» **EXERCISE**:
Repeat, exactly and only, the lines from the beginning of the data through the line with "19.5, 19.1, 18.7, 18.5, 19.3, 20.0, 20.3, 19.8]". Pictures are left out.

%%

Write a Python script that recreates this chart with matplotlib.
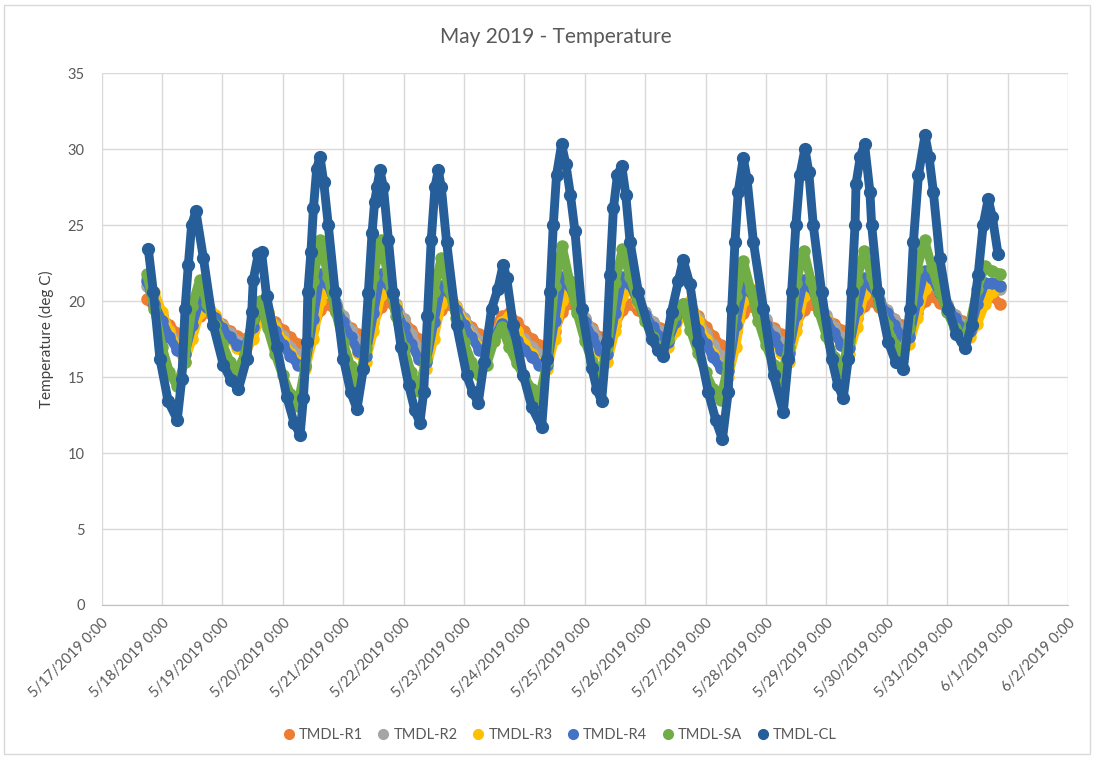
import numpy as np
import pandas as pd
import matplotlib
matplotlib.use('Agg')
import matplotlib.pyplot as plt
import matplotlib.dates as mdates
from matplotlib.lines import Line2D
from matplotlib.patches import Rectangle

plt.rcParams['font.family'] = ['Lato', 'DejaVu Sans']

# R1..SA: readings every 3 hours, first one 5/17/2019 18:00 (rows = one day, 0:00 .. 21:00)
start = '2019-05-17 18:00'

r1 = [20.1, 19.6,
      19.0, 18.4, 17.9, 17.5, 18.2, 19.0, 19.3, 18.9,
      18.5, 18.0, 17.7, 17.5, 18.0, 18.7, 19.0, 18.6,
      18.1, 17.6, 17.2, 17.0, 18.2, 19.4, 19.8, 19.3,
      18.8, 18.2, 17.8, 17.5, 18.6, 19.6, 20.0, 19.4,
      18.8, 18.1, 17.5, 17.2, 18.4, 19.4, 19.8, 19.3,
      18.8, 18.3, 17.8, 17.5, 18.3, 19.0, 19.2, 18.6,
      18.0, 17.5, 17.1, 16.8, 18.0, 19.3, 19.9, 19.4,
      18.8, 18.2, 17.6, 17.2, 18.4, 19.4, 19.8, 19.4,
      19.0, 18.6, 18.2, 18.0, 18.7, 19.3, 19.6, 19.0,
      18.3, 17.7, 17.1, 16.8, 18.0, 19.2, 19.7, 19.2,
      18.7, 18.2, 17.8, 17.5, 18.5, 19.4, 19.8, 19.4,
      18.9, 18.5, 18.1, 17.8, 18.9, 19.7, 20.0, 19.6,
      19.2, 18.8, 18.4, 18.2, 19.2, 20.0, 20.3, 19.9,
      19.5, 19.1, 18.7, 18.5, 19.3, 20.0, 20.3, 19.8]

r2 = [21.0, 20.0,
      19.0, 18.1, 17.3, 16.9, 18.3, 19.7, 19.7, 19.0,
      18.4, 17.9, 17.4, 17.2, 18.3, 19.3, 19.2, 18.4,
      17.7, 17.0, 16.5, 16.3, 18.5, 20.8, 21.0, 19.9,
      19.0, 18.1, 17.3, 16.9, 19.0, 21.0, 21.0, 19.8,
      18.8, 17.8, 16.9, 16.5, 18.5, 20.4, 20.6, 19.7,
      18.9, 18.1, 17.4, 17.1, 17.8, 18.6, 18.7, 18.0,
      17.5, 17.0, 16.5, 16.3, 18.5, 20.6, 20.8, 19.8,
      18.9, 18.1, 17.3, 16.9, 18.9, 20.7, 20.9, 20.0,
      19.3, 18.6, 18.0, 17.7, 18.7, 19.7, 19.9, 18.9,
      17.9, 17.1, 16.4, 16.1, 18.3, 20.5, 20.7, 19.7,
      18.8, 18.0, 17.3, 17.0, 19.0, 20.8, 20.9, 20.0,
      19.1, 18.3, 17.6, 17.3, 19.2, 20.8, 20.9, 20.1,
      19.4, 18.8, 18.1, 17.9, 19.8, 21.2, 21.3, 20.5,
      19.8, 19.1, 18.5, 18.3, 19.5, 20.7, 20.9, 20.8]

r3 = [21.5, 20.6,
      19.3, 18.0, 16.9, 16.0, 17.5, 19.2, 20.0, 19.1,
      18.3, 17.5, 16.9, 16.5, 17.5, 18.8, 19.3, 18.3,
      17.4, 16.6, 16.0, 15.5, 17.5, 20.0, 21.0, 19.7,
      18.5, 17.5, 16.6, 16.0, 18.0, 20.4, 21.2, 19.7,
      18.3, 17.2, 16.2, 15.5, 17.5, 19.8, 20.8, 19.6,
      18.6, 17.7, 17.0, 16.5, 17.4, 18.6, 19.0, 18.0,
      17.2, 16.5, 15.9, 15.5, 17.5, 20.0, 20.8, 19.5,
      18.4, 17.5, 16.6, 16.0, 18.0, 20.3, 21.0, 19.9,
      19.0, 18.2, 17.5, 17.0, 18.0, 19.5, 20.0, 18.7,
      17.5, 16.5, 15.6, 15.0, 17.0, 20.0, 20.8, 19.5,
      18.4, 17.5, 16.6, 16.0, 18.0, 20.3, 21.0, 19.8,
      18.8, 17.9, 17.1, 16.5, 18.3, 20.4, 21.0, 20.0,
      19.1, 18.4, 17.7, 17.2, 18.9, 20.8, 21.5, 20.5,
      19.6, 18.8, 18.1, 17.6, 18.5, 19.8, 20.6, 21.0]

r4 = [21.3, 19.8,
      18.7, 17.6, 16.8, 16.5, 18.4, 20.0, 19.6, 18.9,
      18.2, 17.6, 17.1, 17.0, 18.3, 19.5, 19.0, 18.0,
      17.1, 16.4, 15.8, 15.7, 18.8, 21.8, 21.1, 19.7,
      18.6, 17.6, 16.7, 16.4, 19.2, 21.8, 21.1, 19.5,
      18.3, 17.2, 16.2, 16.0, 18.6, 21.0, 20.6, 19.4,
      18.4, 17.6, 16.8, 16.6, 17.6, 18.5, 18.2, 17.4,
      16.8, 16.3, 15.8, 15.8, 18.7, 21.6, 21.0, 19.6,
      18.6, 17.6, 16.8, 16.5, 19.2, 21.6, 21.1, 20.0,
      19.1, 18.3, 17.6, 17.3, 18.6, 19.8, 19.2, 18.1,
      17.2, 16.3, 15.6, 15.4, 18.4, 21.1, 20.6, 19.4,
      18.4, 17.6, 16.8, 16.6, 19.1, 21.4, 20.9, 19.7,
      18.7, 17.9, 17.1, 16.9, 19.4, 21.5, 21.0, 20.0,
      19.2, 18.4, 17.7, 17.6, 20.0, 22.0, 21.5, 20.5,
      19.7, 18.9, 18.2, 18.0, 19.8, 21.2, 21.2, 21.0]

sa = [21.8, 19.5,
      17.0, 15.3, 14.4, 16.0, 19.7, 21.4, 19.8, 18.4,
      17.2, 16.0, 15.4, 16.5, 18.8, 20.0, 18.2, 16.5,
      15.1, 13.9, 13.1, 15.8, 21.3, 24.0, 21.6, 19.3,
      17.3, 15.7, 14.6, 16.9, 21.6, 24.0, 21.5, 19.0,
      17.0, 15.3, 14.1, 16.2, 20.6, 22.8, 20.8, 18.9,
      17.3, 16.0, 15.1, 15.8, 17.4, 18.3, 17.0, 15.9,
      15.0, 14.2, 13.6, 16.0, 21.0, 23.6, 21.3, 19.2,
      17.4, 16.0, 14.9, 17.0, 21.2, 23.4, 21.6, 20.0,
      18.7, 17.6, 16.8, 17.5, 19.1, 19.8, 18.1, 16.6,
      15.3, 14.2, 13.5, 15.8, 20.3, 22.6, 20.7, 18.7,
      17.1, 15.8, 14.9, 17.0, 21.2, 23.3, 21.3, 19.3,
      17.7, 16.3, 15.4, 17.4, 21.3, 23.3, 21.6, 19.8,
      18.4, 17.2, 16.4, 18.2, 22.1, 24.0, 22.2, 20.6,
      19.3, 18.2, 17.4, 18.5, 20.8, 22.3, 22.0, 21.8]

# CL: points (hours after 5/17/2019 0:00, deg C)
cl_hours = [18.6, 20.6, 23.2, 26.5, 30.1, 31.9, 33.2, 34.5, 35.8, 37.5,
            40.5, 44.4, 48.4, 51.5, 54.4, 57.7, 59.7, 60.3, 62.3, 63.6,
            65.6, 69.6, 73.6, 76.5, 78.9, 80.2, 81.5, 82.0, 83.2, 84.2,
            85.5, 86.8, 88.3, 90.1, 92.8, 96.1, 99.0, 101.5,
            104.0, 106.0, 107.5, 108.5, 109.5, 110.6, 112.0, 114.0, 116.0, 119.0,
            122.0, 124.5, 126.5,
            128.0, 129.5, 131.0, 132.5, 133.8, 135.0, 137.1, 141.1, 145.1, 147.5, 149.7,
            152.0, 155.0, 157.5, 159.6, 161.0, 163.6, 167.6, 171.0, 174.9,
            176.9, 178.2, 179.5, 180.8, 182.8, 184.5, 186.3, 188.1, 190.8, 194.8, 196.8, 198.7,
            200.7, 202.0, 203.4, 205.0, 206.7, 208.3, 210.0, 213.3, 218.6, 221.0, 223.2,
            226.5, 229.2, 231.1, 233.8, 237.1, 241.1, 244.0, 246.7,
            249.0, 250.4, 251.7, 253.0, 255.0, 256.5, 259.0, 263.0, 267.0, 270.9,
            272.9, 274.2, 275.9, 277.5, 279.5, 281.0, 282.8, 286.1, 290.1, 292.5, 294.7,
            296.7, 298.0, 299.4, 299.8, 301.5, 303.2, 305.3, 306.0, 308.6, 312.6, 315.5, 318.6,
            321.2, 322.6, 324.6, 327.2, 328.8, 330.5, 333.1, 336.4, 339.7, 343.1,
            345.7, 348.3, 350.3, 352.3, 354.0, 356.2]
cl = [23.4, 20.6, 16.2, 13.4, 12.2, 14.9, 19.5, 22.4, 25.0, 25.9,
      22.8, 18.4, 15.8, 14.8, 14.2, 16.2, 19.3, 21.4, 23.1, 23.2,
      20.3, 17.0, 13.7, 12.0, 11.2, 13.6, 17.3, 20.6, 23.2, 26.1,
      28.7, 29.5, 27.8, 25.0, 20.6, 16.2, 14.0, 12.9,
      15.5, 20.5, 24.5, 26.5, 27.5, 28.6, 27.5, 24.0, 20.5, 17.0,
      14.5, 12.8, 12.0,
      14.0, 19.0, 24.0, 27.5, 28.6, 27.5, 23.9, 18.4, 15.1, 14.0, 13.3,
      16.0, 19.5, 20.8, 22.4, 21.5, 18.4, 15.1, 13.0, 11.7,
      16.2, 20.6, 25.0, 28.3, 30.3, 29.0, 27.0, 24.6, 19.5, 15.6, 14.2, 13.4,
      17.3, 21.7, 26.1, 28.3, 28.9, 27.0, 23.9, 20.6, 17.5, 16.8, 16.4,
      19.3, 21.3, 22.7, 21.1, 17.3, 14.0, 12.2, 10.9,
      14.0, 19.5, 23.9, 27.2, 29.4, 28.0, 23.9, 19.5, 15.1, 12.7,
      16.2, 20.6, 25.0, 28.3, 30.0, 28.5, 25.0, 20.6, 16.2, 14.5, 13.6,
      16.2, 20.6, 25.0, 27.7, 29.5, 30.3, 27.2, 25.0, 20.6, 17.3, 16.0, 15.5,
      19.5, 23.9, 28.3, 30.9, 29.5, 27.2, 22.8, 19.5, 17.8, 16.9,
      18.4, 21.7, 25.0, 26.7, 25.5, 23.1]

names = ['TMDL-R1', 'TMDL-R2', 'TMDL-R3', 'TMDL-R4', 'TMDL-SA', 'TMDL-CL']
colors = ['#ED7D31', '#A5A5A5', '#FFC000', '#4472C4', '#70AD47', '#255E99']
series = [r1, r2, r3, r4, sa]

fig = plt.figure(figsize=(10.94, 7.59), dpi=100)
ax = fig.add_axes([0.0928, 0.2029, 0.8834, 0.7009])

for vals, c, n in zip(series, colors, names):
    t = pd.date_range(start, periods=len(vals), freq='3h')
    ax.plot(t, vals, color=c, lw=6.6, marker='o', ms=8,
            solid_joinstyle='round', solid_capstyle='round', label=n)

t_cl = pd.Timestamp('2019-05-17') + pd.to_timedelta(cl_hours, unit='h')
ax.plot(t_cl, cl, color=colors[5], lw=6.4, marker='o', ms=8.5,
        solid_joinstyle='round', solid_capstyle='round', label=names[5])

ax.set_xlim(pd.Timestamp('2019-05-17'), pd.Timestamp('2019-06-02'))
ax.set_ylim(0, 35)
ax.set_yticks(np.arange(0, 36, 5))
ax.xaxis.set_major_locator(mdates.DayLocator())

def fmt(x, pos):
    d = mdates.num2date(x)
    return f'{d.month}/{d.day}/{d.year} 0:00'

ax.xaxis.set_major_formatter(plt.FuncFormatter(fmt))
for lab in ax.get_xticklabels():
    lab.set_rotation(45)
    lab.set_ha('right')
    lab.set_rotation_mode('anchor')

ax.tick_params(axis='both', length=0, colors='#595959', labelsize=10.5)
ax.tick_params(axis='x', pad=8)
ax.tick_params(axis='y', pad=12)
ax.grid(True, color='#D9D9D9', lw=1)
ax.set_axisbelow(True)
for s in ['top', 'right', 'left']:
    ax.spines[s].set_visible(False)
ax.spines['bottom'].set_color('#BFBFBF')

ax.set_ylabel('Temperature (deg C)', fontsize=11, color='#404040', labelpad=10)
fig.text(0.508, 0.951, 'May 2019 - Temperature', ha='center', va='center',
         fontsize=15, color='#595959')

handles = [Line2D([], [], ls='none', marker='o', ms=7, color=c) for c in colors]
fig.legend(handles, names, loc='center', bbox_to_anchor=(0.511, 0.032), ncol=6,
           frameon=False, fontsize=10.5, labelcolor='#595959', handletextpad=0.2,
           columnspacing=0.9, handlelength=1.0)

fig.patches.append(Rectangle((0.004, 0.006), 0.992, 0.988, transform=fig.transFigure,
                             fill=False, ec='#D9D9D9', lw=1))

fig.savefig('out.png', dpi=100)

%%

» **FULL ANSWER**:
Write a Python script that recreates this chart with matplotlib.
import numpy as np
import pandas as pd
import matplotlib
matplotlib.use('Agg')
import matplotlib.pyplot as plt
import matplotlib.dates as mdates
from matplotlib.lines import Line2D
from matplotlib.patches import Rectangle

plt.rcParams['font.family'] = ['Lato', 'DejaVu Sans']

# R1..SA: readings every 3 hours, first one 5/17/2019 18:00 (rows = one day, 0:00 .. 21:00)
start = '2019-05-17 18:00'

r1 = [20.1, 19.6,
      19.0, 18.4, 17.9, 17.5, 18.2, 19.0, 19.3, 18.9,
      18.5, 18.0, 17.7, 17.5, 18.0, 18.7, 19.0, 18.6,
      18.1, 17.6, 17.2, 17.0, 18.2, 19.4, 19.8, 19.3,
      18.8, 18.2, 17.8, 17.5, 18.6, 19.6, 20.0, 19.4,
      18.8, 18.1, 17.5, 17.2, 18.4, 19.4, 19.8, 19.3,
      18.8, 18.3, 17.8, 17.5, 18.3, 19.0, 19.2, 18.6,
      18.0, 17.5, 17.1, 16.8, 18.0, 19.3, 19.9, 19.4,
      18.8, 18.2, 17.6, 17.2, 18.4, 19.4, 19.8, 19.4,
      19.0, 18.6, 18.2, 18.0, 18.7, 19.3, 19.6, 19.0,
      18.3, 17.7, 17.1, 16.8, 18.0, 19.2, 19.7, 19.2,
      18.7, 18.2, 17.8, 17.5, 18.5, 19.4, 19.8, 19.4,
      18.9, 18.5, 18.1, 17.8, 18.9, 19.7, 20.0, 19.6,
      19.2, 18.8, 18.4, 18.2, 19.2, 20.0, 20.3, 19.9,
      19.5, 19.1, 18.7, 18.5, 19.3, 20.0, 20.3, 19.8]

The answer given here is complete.